For most of the time I’ve been writing I never thought too much about the role of the narrator. To me, the narrator was synonymous with the writer. In other words, me. The narrator was simply the person telling the story. However that’s not all it is. There is actually another dimension to storytelling that is often lost on most readers. This goes even for first person narratives. There is the writer, of course. Then there’s the narrator. Then there is the protagonist. It is the narrator’s job to imbue the story with point of view. It is the window through which the reader peers. It determines the kind of language the story utilizes, how close or distant to the action, the perspective, moral, philosophical or otherwise, that infuses the narrative with meaning.
Oftentimes, in fact probably most of the time, the narrator is practically invisible. If you read Cormac McCarthy, for instance, the narrator is an omniscient godlike figure in the sense of detailing the action from a distant, dispassionate point-of-view, while at the same time without usually being privy to the thoughts in the characters’ heads, so it becomes a novel strictly of action, without much interiority.
If you read a novel from Hubert Selby Jr, you’re likely to get the opposite.
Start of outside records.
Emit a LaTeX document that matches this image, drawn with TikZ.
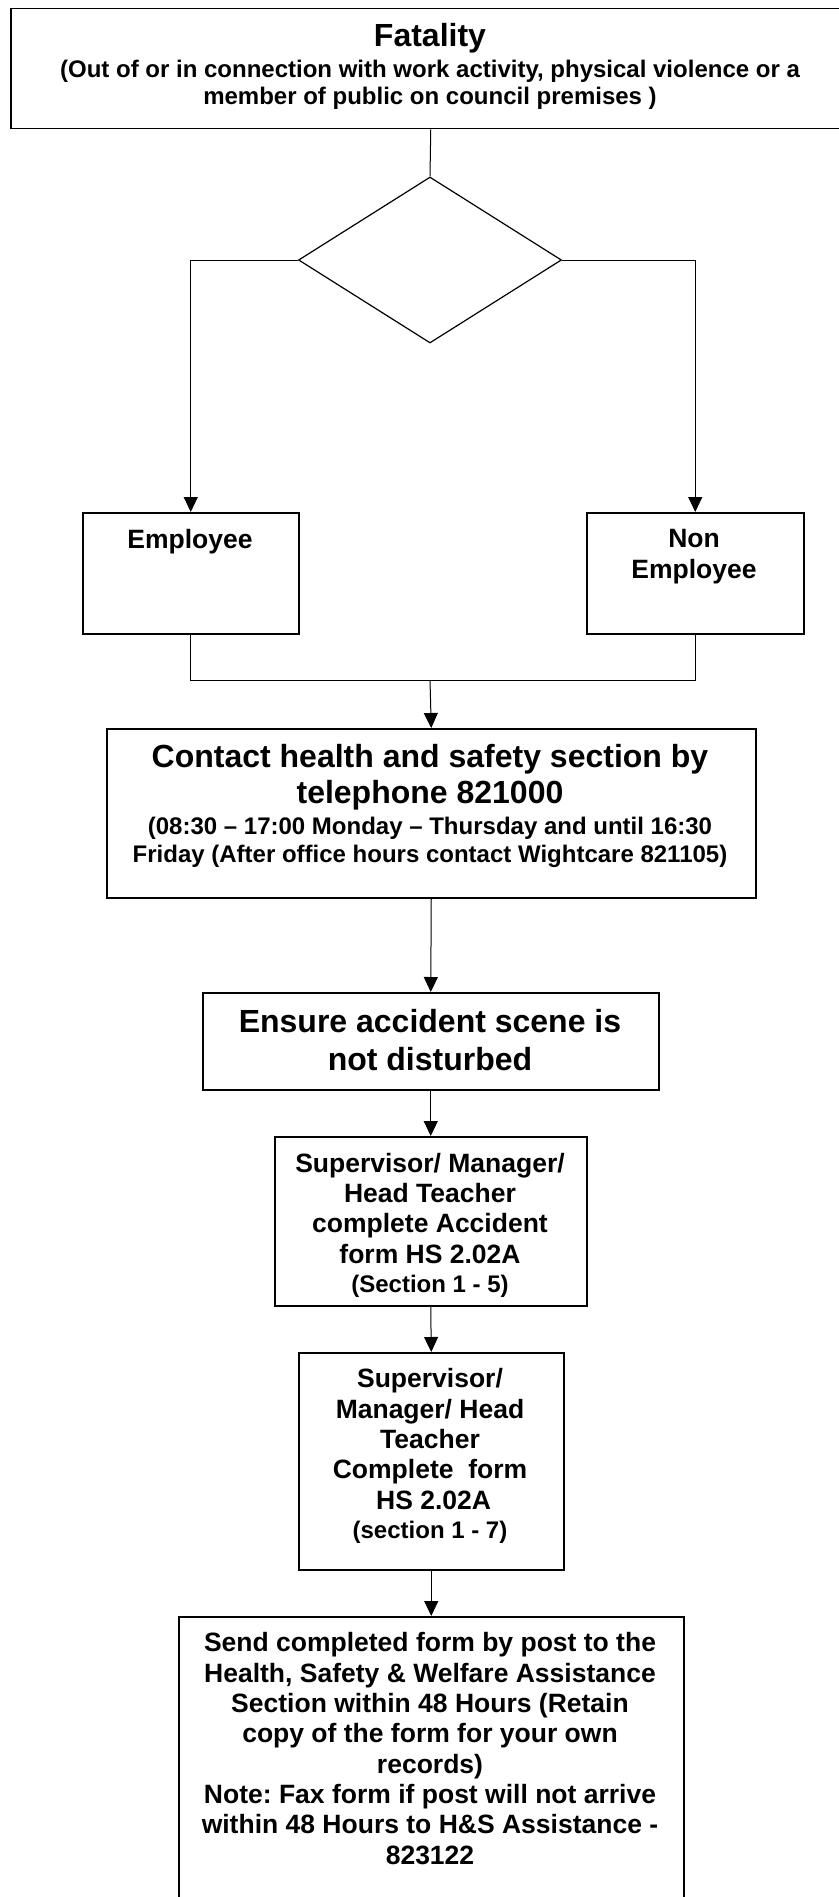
\documentclass[tikz,border=0pt]{standalone}
\usepackage{fontspec}
\setmainfont{Liberation Sans}
\usetikzlibrary{arrows.meta,shapes.geometric}
\frenchspacing

\begin{document}
\begin{tikzpicture}[x=1pt,y=-1pt,
  box/.style={draw, line width=1.5pt, rectangle, inner sep=0pt, anchor=north west},
  % text nodes are placed by the baseline of their last line
  txt/.style={anchor=base, align=center, inner sep=0pt},
  ftitle/.style={font=\bfseries\fontsize{32}{36}\selectfont},
  fbig/.style={font=\bfseries\fontsize{32}{35.5}\selectfont},
  fbigwide/.style={font=\bfseries\fontsize{32}{38}\selectfont},
  fbody/.style={font=\bfseries\fontsize{26.5}{30.3}\selectfont},
  fsmall/.style={font=\bfseries\fontsize{24}{27.3}\selectfont},
  link/.style={line width=1pt},
  flow/.style={line width=1pt, -{Triangle[length=15pt,width=14pt]}}]

  % page
  \useasboundingbox (0,0) rectangle (838,1897);
  \fill[white] (0,0) rectangle (838,1897);

  % top box
  \node[box, minimum width=840pt, minimum height=120pt] (fatal) at (10,8) {};
  \node[txt, ftitle] (fatalT) at (430,47) {Fatality};
  \node[txt, fsmall] (fatalS) at (430,105) {(Out of or in connection with work activity, physical violence or a\\member of public on council premises )};

  % decision
  \node[draw, diamond, line width=1.2pt, inner sep=0pt, minimum width=263pt, minimum height=166pt] (dec) at (430,260) {};

  % employee / non employee
  \node[box, minimum width=216pt, minimum height=121pt] (emp) at (82,512) {};
  \node[txt, fbody] (empT) at (190,548) {Employee};
  \node[box, minimum width=217pt, minimum height=121pt] (non) at (586,512) {};
  \node[txt, fbody] (nonT) at (694,578) {Non\\Employee};

  % contact
  \node[box, minimum width=649pt, minimum height=169pt] (contact) at (106,728) {};
  \node[txt, fbig] (contactT) at (430,803) {Contact health and safety section by\\telephone 821000};
  \node[txt, fsmall] (contactS) at (430,862) {(08:30 -- 17:00 Monday -- Thursday and until 16:30\\Friday (After office hours contact Wightcare 821105)};

  % scene
  \node[box, minimum width=456pt, minimum height=97pt] (scene) at (202,992) {};
  \node[txt, fbigwide] (sceneT) at (430,1070) {Ensure accident scene is\\not disturbed};

  % first form
  \node[box, minimum width=312pt, minimum height=169pt] (formA) at (274,1136) {};
  \node[txt, fbody] (formAT) at (430,1263) {Supervisor/ Manager/\\Head Teacher\\complete Accident\\form HS 2.02A};
  \node[txt, fsmall] (formAS) at (430,1292) {(Section 1 - 5)};

  % second form
  \node[box, minimum width=265pt, minimum height=217pt] (formB) at (298,1352) {};
  \node[txt, fbody] (formBT) at (430,1509) {Supervisor/\\Manager/ Head\\Teacher\\Complete \ form\\\ HS 2.02A};
  \node[txt, fsmall] (formBS) at (430,1538) {(section 1 - 7)};

  % send
  \node[box, minimum width=505pt, minimum height=320pt] (send) at (178,1616) {};
  \node[txt, fbody] (sendT) at (430,1864) {Send completed form by post to the\\Health, Safety \& Welfare Assistance\\Section within 48 Hours (Retain\\copy of the form for your own\\records)\\Note: Fax form if post will not arrive\\within 48 Hours to H\&S Assistance -\\823122};

  % connectors
  \draw[link] (fatal.south) -- (dec.north);
  \draw[flow] (dec.west) -| (emp.north);
  \draw[flow] (dec.east) -| (non.north);
  \coordinate (join) at (430,680);
  \draw[link] (emp.south) |- (join);
  \draw[link] (non.south) |- (join);
  \draw[flow] (join) -- (contact.north);
  \draw[flow] (contact.south) -- (scene.north);
  \draw[flow] (scene.south) -- (formA.north);
  \draw[flow] (formA.south) -- (formB.north);
  \draw[flow] (formB.south) -- (send.north);
\end{tikzpicture}
\end{document}
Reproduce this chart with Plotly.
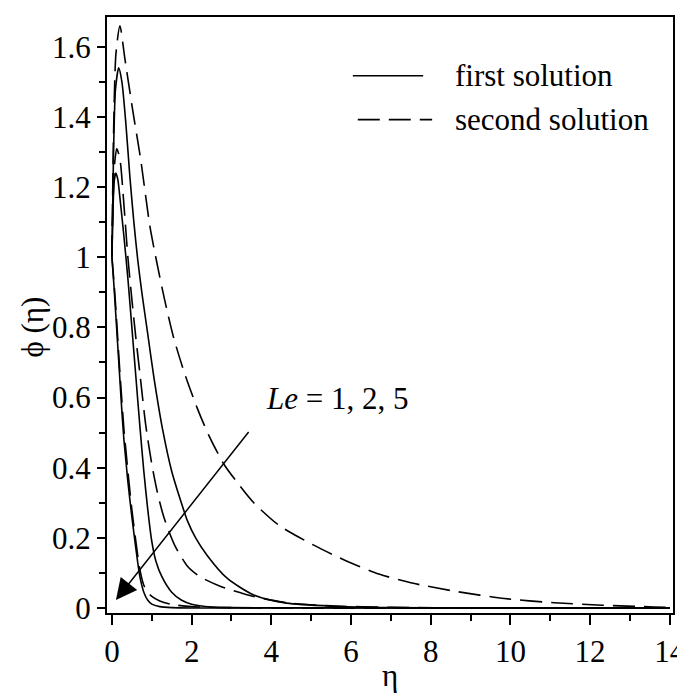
import plotly.graph_objects as go

# ---- data ----
le_values = [1, 2, 5]

eta_le1_first = [0, 0.04, 0.09, 0.17, 0.25, 0.35, 0.45, 0.55, 0.65, 0.75, 0.9, 1.05, 1.27, 1.5, 1.77, 1.89, 2.1, 2.39, 2.89, 3.56, 4.38, 5.6, 7, 10, 14]
phi_le1_first = [1.0, 1.3, 1.48, 1.54, 1.5, 1.38, 1.23, 1.1, 0.99, 0.9, 0.78, 0.66, 0.51, 0.39, 0.29, 0.25, 0.2, 0.15, 0.085, 0.037, 0.014, 0.005, 0.001, 0, 0]

eta_le1_second = [0, 0.04, 0.1, 0.2, 0.32, 0.52, 0.72, 0.95, 1.1, 1.32, 1.55, 1.82, 2.14, 2.44, 2.81, 3.2, 3.56, 4.2, 5.05, 5.87, 6.7, 7.5, 8.6, 9.85, 11.1, 12.3, 13.6, 14]
phi_le1_second = [1.0, 1.35, 1.58, 1.66, 1.57, 1.42, 1.28, 1.09, 1.0, 0.88, 0.77, 0.67, 0.57, 0.49, 0.41, 0.35, 0.3, 0.235, 0.18, 0.135, 0.097, 0.072, 0.048, 0.027, 0.015, 0.008, 0.003, 0.002]

eta_le2_first = [0, 0.03, 0.06, 0.1, 0.15, 0.2, 0.3, 0.4, 0.5, 0.6, 0.7, 0.8, 0.9, 1.0, 1.1, 1.25, 1.5, 1.75, 2.0, 2.5, 3.0, 14]
phi_le2_first = [1.0, 1.15, 1.22, 1.24, 1.22, 1.17, 1.06, 0.94, 0.8, 0.66, 0.52, 0.39, 0.28, 0.19, 0.135, 0.09, 0.045, 0.022, 0.011, 0.003, 0.001, 0]

eta_le2_second = [0, 0.03, 0.07, 0.12, 0.2, 0.3, 0.4, 0.5, 0.6, 0.7, 0.85, 1.0, 1.14, 1.3, 1.57, 1.89, 2.2, 2.7, 3.56, 4.4, 5.5, 7, 9, 14]
phi_le2_second = [1.0, 1.17, 1.27, 1.31, 1.28, 1.15, 1.0, 0.88, 0.77, 0.67, 0.52, 0.41, 0.33, 0.26, 0.18, 0.12, 0.09, 0.063, 0.033, 0.015, 0.006, 0.002, 0, 0]

eta_le5_first = [0, 0.05, 0.1, 0.15, 0.2, 0.25, 0.3, 0.35, 0.4, 0.5, 0.6, 0.7, 0.8, 0.9, 1.0, 1.2, 1.5, 2, 14]
phi_le5_first = [1.0, 0.92, 0.83, 0.74, 0.65, 0.56, 0.48, 0.42, 0.36, 0.26, 0.17, 0.09, 0.045, 0.022, 0.011, 0.004, 0.001, 0, 0]

eta_le5_second = [0, 0.05, 0.1, 0.15, 0.2, 0.25, 0.3, 0.35, 0.4, 0.5, 0.6, 0.7, 0.8, 0.9, 1.0, 1.2, 1.5, 2, 3, 4, 14]
phi_le5_second = [1.0, 0.93, 0.85, 0.76, 0.67, 0.59, 0.51, 0.45, 0.39, 0.28, 0.19, 0.11, 0.065, 0.045, 0.033, 0.02, 0.01, 0.004, 0.001, 0, 0]

x_ticks = [0, 2, 4, 6, 8, 10, 12, 14]
y_ticks = [0, 0.2, 0.4, 0.6, 0.8, 1.0, 1.2, 1.4, 1.6]
y_tick_text = ["0", "0.2", "0.4", "0.6", "0.8", "1", "1.2", "1.4", "1.6"]

legend_labels = ["first solution", "second solution"]
annotation_text = "<i>Le</i> = 1, 2, 5"

# ---- figure ----
FONT = "Liberation Serif, Times New Roman, serif"
DASH = "22px,9px"
LW = 1.6

fig = go.Figure()

series = [
    (eta_le1_first, phi_le1_first, "solid"),
    (eta_le1_second, phi_le1_second, DASH),
    (eta_le2_first, phi_le2_first, "solid"),
    (eta_le2_second, phi_le2_second, DASH),
    (eta_le5_first, phi_le5_first, "solid"),
    (eta_le5_second, phi_le5_second, DASH),
]
for ex, ph, dash in series:
    fig.add_trace(go.Scatter(
        x=ex, y=ph, mode="lines",
        line=dict(color="black", width=LW, dash=dash, shape="spline", smoothing=0.7),
        showlegend=False, hoverinfo="skip",
    ))

axis_common = dict(
    showgrid=False, zeroline=False, showline=True, linecolor="black", linewidth=2,
    mirror=True, ticks="outside", tickcolor="black", tickwidth=1.5,
    tickfont=dict(family=FONT, size=31, color="black"),
)

fig.update_xaxes(
    range=[-0.124, 14.08], tickvals=x_ticks, ticklen=10,
    minor=dict(dtick=1, tick0=0, ticks="outside", ticklen=6, tickcolor="black", tickwidth=1.5),
    **axis_common,
)
fig.update_yaxes(
    range=[-0.0142, 1.685], tickvals=y_ticks, ticktext=y_tick_text, ticklen=8,
    minor=dict(dtick=0.1, tick0=0, ticks="outside", ticklen=6, tickcolor="black", tickwidth=1.5),
    **axis_common,
)

W, H = 685, 695
L, R, T, B = 99, 15, 7, 90
pw, ph_ = W - L - R, H - T - B

def px(x):
    return (x - L) / pw

def py(y):
    return (H - B - y) / ph_

# legend drawn manually
fig.add_shape(type="line", xref="paper", yref="paper", x0=px(347), x1=px(418), y0=py(66), y1=py(66),
              line=dict(color="black", width=LW))
fig.add_shape(type="line", xref="paper", yref="paper", x0=px(352), x1=px(427), y0=py(110), y1=py(110),
              line=dict(color="black", width=LW, dash=DASH))
for lbl, yy in zip(legend_labels, [66, 110]):
    fig.add_annotation(text=lbl, xref="paper", yref="paper", x=px(448), y=py(yy),
                       xanchor="left", yanchor="middle", showarrow=False,
                       font=dict(family=FONT, size=31, color="black"))

# Le arrow and label
fig.add_annotation(x=0.1, y=0.023, ax=3.46, ay=0.506, xref="x", yref="y", axref="x", ayref="y",
                   text="", showarrow=True, arrowhead=2, arrowsize=2.8, arrowwidth=1.5, arrowcolor="black")
fig.add_annotation(text=annotation_text, x=px(331), y=py(390), xref="paper", yref="paper",
                   xanchor="center", yanchor="middle", showarrow=False,
                   font=dict(family=FONT, size=31, color="black"))

# axis titles
fig.add_annotation(text="η", xref="paper", yref="paper", x=px(385), y=py(668),
                   xanchor="center", yanchor="middle", showarrow=False,
                   font=dict(family=FONT, size=31, color="black"))
fig.add_annotation(text="ϕ (η)", xref="paper", yref="paper", x=px(24), y=py(318),
                   xanchor="center", yanchor="middle", showarrow=False, textangle=-90,
                   font=dict(family=FONT, size=31, color="black"))

fig.update_layout(
    width=W, height=H, margin=dict(l=L, r=R, t=T, b=B),
    paper_bgcolor="white", plot_bgcolor="white", showlegend=False,
)

fig.write_html("out.html")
A very narrow and intimate window into the racing thoughts of the characters, with less emphasis on the actions themselves.
Occasionally you get someone like Henry Miller, where the narrator and the author appear indistinguishable, though they are not, because any author is still bound by the constraints of point of view—you cannot show all points of view at all times, you must pick and choose—and that is precisely what the narrator is.
In commercial fiction the goal is to not actually ever notice that there is a narrator. Readers don’t want the fourth wall broken. They want to be immersed in the story and forget themselves within it.
One really unique writer when it comes to thinking about the narrator is Philip Roth, particularly his American Trilogy. In these novels you have multiple tiers. There is the narrator, of course, looking in on the life of the writer Nathan Zuckerman. Then there is Zuckerman himself, becoming interested in some character he wishes to write about. You have that character then telling Zuckerman the story of his life, which Zuckerman then translates for literary flare into the book we are reading.
While there is probably not a best way to handle the use of the narrator, as it will usually depend on the type of story one wants to tell, I probably prefer the less obvious incarnations of the Cormac McCarthy/Hubert Selby variety. Philip Roth is great, and “The Unbearable Lightness of Being” has it’s moments, but I often found myself getting exhausted by the constant editorializing of Kundera’s narrator. As though he did not trust the reader to develop his or her own interpretation, and had to continually chime in to inform us of the philosophical ramifications of what we were reading. By the last fifty pages I was mostly tired of it. It had all gotten very heavy-handed and I longed for that loss of self I experience in those novels without such an editorializing narrator. It often felt kind of lazy. Rather than put us into a scene and allow that scene to play out, I was always at a kind of remove and that irritated me.
But I have started to think about the narrator more constantly in my own work. I’ve found it useful in developing a point of view for the story to imagine a particular individual, their quirks and sense of humor, what are the things they care about, what kinds of things they notice, etc, and then to imagine that person telling the story. For writers starting out, point-of-view is probably one of the most challenging aspects of storytelling to command, and this approach may assist in furthering their understanding of how to tell the story, once they have decided what story they want to tell.